Para una marca global como Four Seasons, la oportunidad en Anguilla fue demostrar que la estandarización no está reñida con la personalización. En un destino reconocido por su exclusividad, el reto era elevar aún más una propuesta que ya contaba con cinco estrellas.
El obstáculo estaba en el equilibrio. Mantener estándares internacionales mientras se responde a expectativas locales y a un viajero que busca experiencias diversas, no solo alojamiento, implica complejidad operativa y una lectura fina del mercado.
La decisión fue diversificar sin perder foco.
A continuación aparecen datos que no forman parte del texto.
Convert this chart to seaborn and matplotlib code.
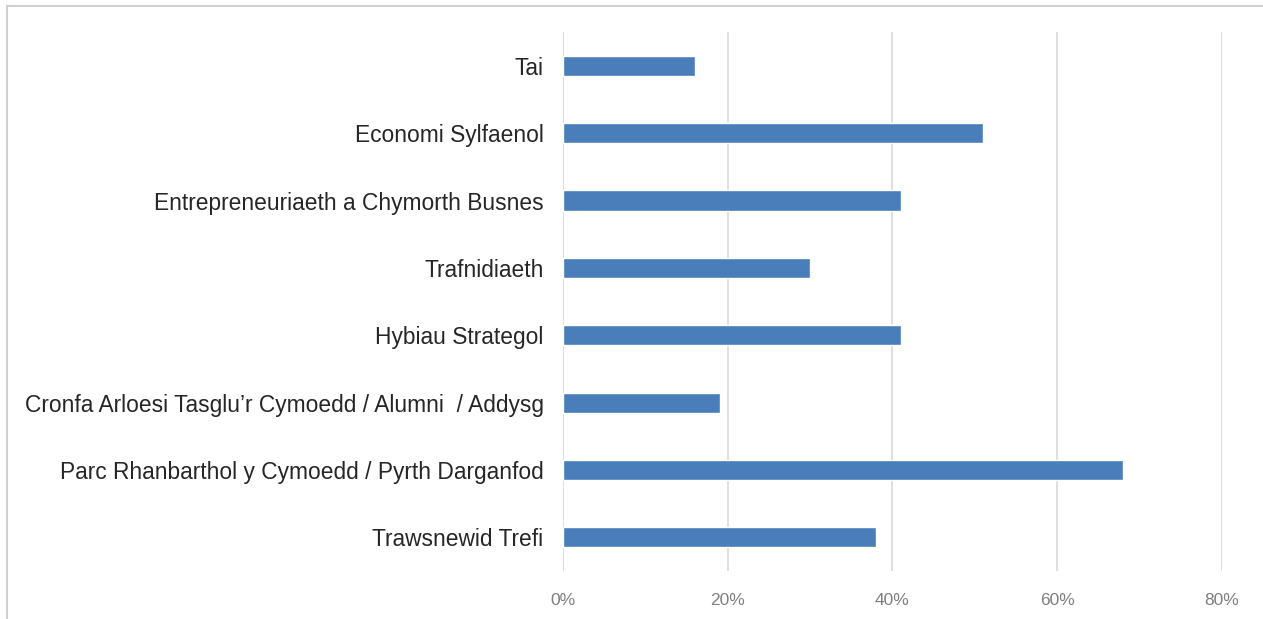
import matplotlib.pyplot as plt
import matplotlib.patches as mpatches
import seaborn as sns
import pandas as pd
from matplotlib.ticker import PercentFormatter

# ------------------------------------------------------------------------------------------------ #
categories = [
    "Tai",
    "Economi Sylfaenol",
    "Entrepreneuriaeth a Chymorth Busnes",
    "Trafnidiaeth",
    "Hybiau Strategol",
    "Cronfa Arloesi Tasglu\u2019r Cymoedd / Alumni  / Addysg",
    "Parc Rhanbarthol y Cymoedd / Pyrth Darganfod",
    "Trawsnewid Trefi",
]
shares = [16, 51, 41, 30, 41, 19, 68, 38]
xticks = [0, 20, 40, 60, 80]
# ------------------------------------------------------------------------------------------------ #

df = pd.DataFrame({"category": categories, "share": shares})

sns.set_style("white")
plt.rcParams["font.family"] = ["Liberation Sans", "DejaVu Sans"]

fig = plt.figure(figsize=(12.63, 6.19), dpi=100)
ax = fig.add_axes([0.4458, 0.0775, 0.5217, 0.8705])

sns.barplot(data=df, x="share", y="category", orient="h", color="#4A7EBB",
            saturation=1, width=0.3, ax=ax)

ax.set_xlim(0, 80)
ax.set_xticks(xticks)
ax.xaxis.set_major_formatter(PercentFormatter(decimals=0))
ax.grid(axis="x", color="#d9d9d9", linewidth=1.2)
ax.set_axisbelow(True)
for s in ax.spines.values():
    s.set_visible(False)
ax.set_xlabel("")
ax.set_ylabel("")
ax.tick_params(axis="y", length=0, pad=14, labelsize=16.4, labelcolor="#262626")
ax.tick_params(axis="x", length=0, pad=16, labelsize=12.5, labelcolor="#7f7f7f")

# outer chart frame
fig.patches.append(mpatches.Rectangle((7 / 1263, -0.1), 1.2, 1 - 6 / 619 + 0.1,
                                      transform=fig.transFigure, fill=False,
                                      edgecolor="#d0d0d0", linewidth=1.5))

fig.savefig("out.png", dpi=100)
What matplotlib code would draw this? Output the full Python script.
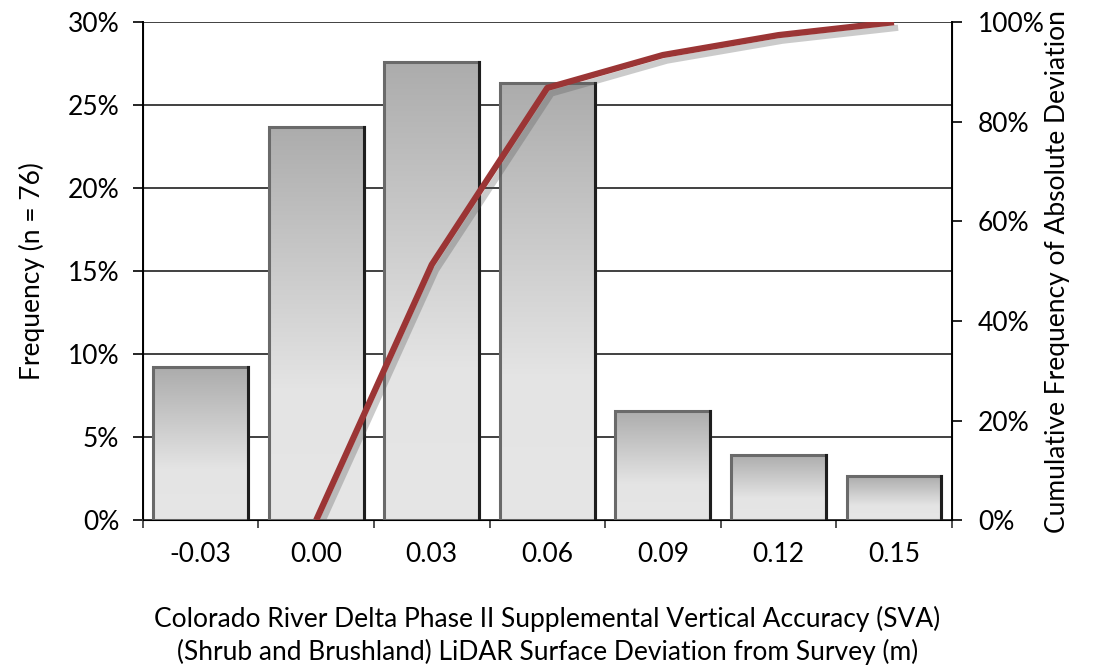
import numpy as np
import matplotlib
matplotlib.use("Agg")
import matplotlib.pyplot as plt
import matplotlib.patheffects as pe
from matplotlib.colors import LinearSegmentedColormap
from matplotlib.ticker import FuncFormatter, MultipleLocator

# data
categories = ["-0.03", "0.00", "0.03", "0.06", "0.09", "0.12", "0.15"]
frequency = [9.21, 23.68, 27.63, 26.32, 6.58, 3.95, 2.63]  # percent
cum_labels = ["0.00", "0.03", "0.06", "0.09", "0.12", "0.15"]
cumulative = [0.0, 51.3, 86.8, 93.4, 97.4, 100.0]  # percent

plt.rcParams['font.family'] = ['Lato', 'DejaVu Sans']

fig = plt.figure(figsize=(10.99, 6.72), dpi=100)
ax1 = fig.add_axes([0.130, 0.226, 0.736, 0.741])

x = np.arange(len(categories))
width = 0.82
bars = ax1.bar(x, frequency, width=width, color="none", edgecolor="none", zorder=3)

# grey gradient fill inside each bar
cmap = LinearSegmentedColormap.from_list("g", ["#e6e6e6", "#e4e4e4", "#c8c8c8", "#acacac"])
grad = np.linspace(0, 1, 256).reshape(-1, 1)
for b in bars:
    x0, y0 = b.get_x(), b.get_y()
    w, h = b.get_width(), b.get_height()
    im = ax1.imshow(grad, cmap=cmap, origin="lower", aspect="auto",
                    extent=(x0, x0 + w, y0, y0 + h), zorder=3)
    im.set_clip_path(b)
    ax1.add_patch(plt.Rectangle((x0, y0), w, h, fill=False, edgecolor="#6a6a6a",
                                linewidth=2.2, zorder=4))
    ax1.plot([x0 + w, x0 + w], [y0, y0 + h], color="#1e1e1e", linewidth=2.2, zorder=4)

ax1.set_xlim(-0.5, len(categories) - 0.5)
ax1.set_ylim(0, 30)
ax1.yaxis.set_major_locator(MultipleLocator(5))
ax1.yaxis.set_major_formatter(FuncFormatter(lambda v, p: f"{v:.0f}%"))
ax1.set_xticks(x)
ax1.set_xticklabels(categories)
ax1.set_xticks(np.arange(-0.5, len(categories)), minor=True)
ax1.tick_params(axis="x", which="major", length=0, pad=16, labelsize=19)
ax1.tick_params(axis="x", which="minor", length=6, width=1.2, color="#333333")
ax1.tick_params(axis="y", length=7, width=1.2, labelsize=19, pad=10)
ax1.grid(axis="y", color="#404040", linewidth=1.4, zorder=0)
ax1.set_axisbelow(True)
ax1.spines["top"].set_visible(False)
ax1.spines["left"].set_linewidth(1.4)
ax1.spines["bottom"].set_linewidth(1.4)
ax1.spines["bottom"].set_color("#404040")

ax1.set_ylabel("Frequency (n = 76)", fontsize=19, labelpad=16)
ax1.set_xlabel("Colorado River Delta Phase II Supplemental Vertical Accuracy (SVA)\n"
               "(Shrub and Brushland) LiDAR Surface Deviation from Survey (m)",
               fontsize=19, labelpad=28, linespacing=1.3)

ax2 = ax1.twinx()
ax2.set_ylim(0, 100)
cx = [categories.index(c) for c in cum_labels]
ax2.plot(cx, cumulative, color="#9b3535", linewidth=4.5, solid_capstyle="butt", zorder=5,
         path_effects=[pe.SimpleLineShadow(offset=(3, -4), shadow_color="#555555", alpha=0.3),
                       pe.Normal()])
ax2.yaxis.set_major_locator(MultipleLocator(20))
ax2.yaxis.set_major_formatter(FuncFormatter(lambda v, p: f"{v:.0f}%"))
ax2.tick_params(axis="y", length=7, width=1.2, labelsize=19, pad=12)
ax2.spines["top"].set_visible(False)
ax2.spines["right"].set_linewidth(1.4)
ax2.set_ylabel("Cumulative Frequency of Absolute Deviation", fontsize=19, labelpad=0)

fig.savefig("out.png", dpi=100)
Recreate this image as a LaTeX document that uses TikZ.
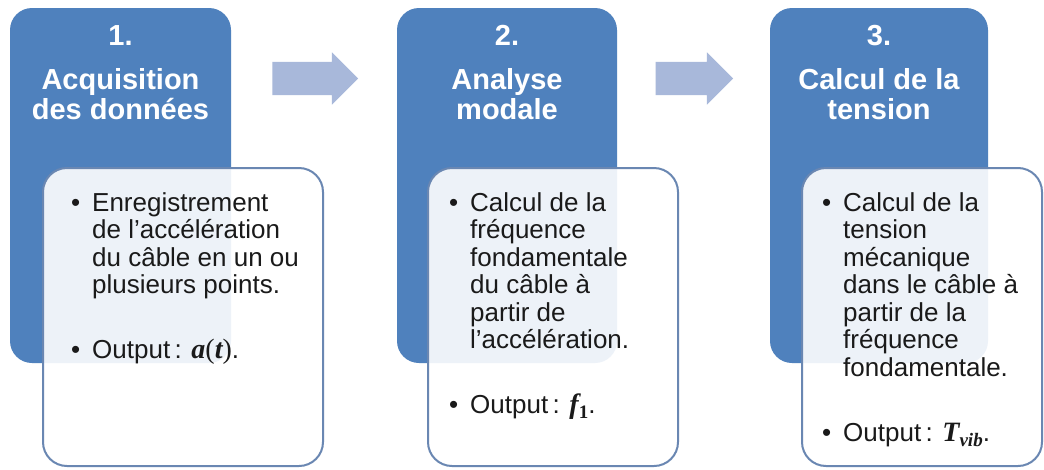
\documentclass[tikz,border=0pt]{standalone}
\usepackage{fontspec}
\setmainfont{Liberation Sans}
\newfontfamily\formulafont{Liberation Serif}
\usetikzlibrary{shapes.arrows}

\definecolor{stageblue}{HTML}{4F81BD}
\definecolor{panelline}{HTML}{6A87B2}
\definecolor{flowarrow}{HTML}{A8B8DA}
\definecolor{bodytext}{HTML}{1A1A1A}

\newcommand{\tightlines}{\lineskiplimit=-100pt\relax}
\tikzset{
  stage/.style={fill=stageblue, draw=none, rounded corners=22pt, inner sep=0pt},
  panel/.style={fill=white, fill opacity=0.9, draw=panelline, line width=2pt,
                rounded corners=24pt, inner sep=0pt},
  heading/.style={text=white, font=\bfseries\fontsize{29}{30}\selectfont,
                  align=center, anchor=north, inner sep=0pt},
  details/.style={text=bodytext, font=\fontsize{26}{27.5}\selectfont,
                  execute at begin node=\tightlines,
                  align=left, anchor=north west, inner sep=0pt},
  flow/.style={single arrow, fill=flowarrow, draw=none, inner xsep=0pt,
               inner ysep=16.5pt, text height=0pt, text depth=0pt,
               single arrow head extend=9.5pt, single arrow tip angle=90,
               anchor=tip},
}
% bullet hanging left of the text column
\newcommand{\itm}{\llap{•\hspace{12pt}}}
% formula pieces: bold italic variables, upright brackets, lowered subscripts
\newcommand{\var}[1]{{\fontsize{28}{28}\selectfont\formulafont\bfseries\itshape #1}}
\newcommand{\brk}[1]{{\fontsize{28}{28}\selectfont\formulafont #1}}
\newcommand{\fsub}[1]{\raisebox{-5pt}{\fontsize{19}{19}\selectfont\formulafont\bfseries #1}}

\begin{document}
\begin{tikzpicture}[x=1pt,y=-1pt]
  \useasboundingbox[fill=white] (0,0) rectangle (1044,469);

  % stage headers
  \node[stage, minimum width=221pt, minimum height=355pt] (s1) at (120.5,185.5) {};
  \node[stage, minimum width=220pt, minimum height=355pt] (s2) at (507,185.5) {};
  \node[stage, minimum width=218pt, minimum height=355pt] (s3) at (879,185.5) {};

  % detail panels
  \node[panel, minimum width=280pt, minimum height=298pt] (p1) at (183,317) {};
  \node[panel, minimum width=250pt, minimum height=298pt] (p2) at (553,317) {};
  \node[panel, minimum width=240pt, minimum height=298pt] (p3) at (922,317) {};

  % flow arrows between stages, placed by their tips
  \node[flow, minimum height=85.6pt] (a1) at (358.3,78.5) {};
  \node[flow, minimum height=77.3pt] (a2) at (733.3,78.5) {};

  % stage titles
  \node[heading] (h1) at (120.5,24) {\strut 1.\\[13pt]Acquisition\\des données};
  \node[heading] (h2) at (507,24) {\strut 2.\\[13pt]Analyse\\modale};
  \node[heading] (h3) at (879,24) {\strut 3.\\[13pt]Calcul de la\\tension};

  % panel contents
  \node[details] (d1) at (92,191.75) {\strut\itm Enregistrement\\de l’accélération\\du câble en un ou\\plusieurs points.\\[37.5pt]\itm Output\,: \var{a}\brk{(}\var{t}\brk{)}.};
  \node[details] (d2) at (470,191.75) {\strut\itm Calcul de la\\fréquence\\fondamentale\\du câble à\\partir de\\l’accélération.\\[37.5pt]\itm Output\,: \var{f}\fsub{1}.};
  \node[details] (d3) at (843,191.75) {\strut\itm Calcul de la\\tension\\mécanique\\dans le câble à\\partir de la\\fréquence\\fondamentale.\\[37.5pt]\itm Output\,: \var{T}\fsub{\itshape vib}.};
\end{tikzpicture}
\end{document}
El resort ofrece desde suites pensadas para parejas hasta villas amplias con piscinas privadas, ampliando su alcance sin sacrificar coherencia. Tres piscinas al aire libre, incluida una exclusiva para adultos, segmentan la experiencia y optimizan el uso de los espacios.
El acceso directo a Barnes Bay y Meads Bay, junto con un Sea Centre dedicado a actividades no motorizadas, convierte al resort en un hub de experiencias. Sumar un pabellón deportivo, un muro de escalada y opciones para recorrer la isla responde a una estrategia clara: aumentar el valor por estancia más allá de la habitación.
El bienestar y la gastronomía refuerzan esa lógica. El spa, con salas interiores y exteriores y suites para parejas, amplía el tiempo de permanencia. Cinco restaurantes con propuestas diferenciadas, desde pescados y mariscos hasta cocina mexicana contemporánea, diversifican la experiencia sin dispersar la identidad.
El resultado es contundente. La obtención de dos Llaves Michelin no es un añadido decorativo, sino la validación de un modelo donde cada inversión tiene un propósito claro. En Anguilla, Four Seasons demuestra que la ambición bien gestionada se traduce en resultados medibles y reconocimiento global.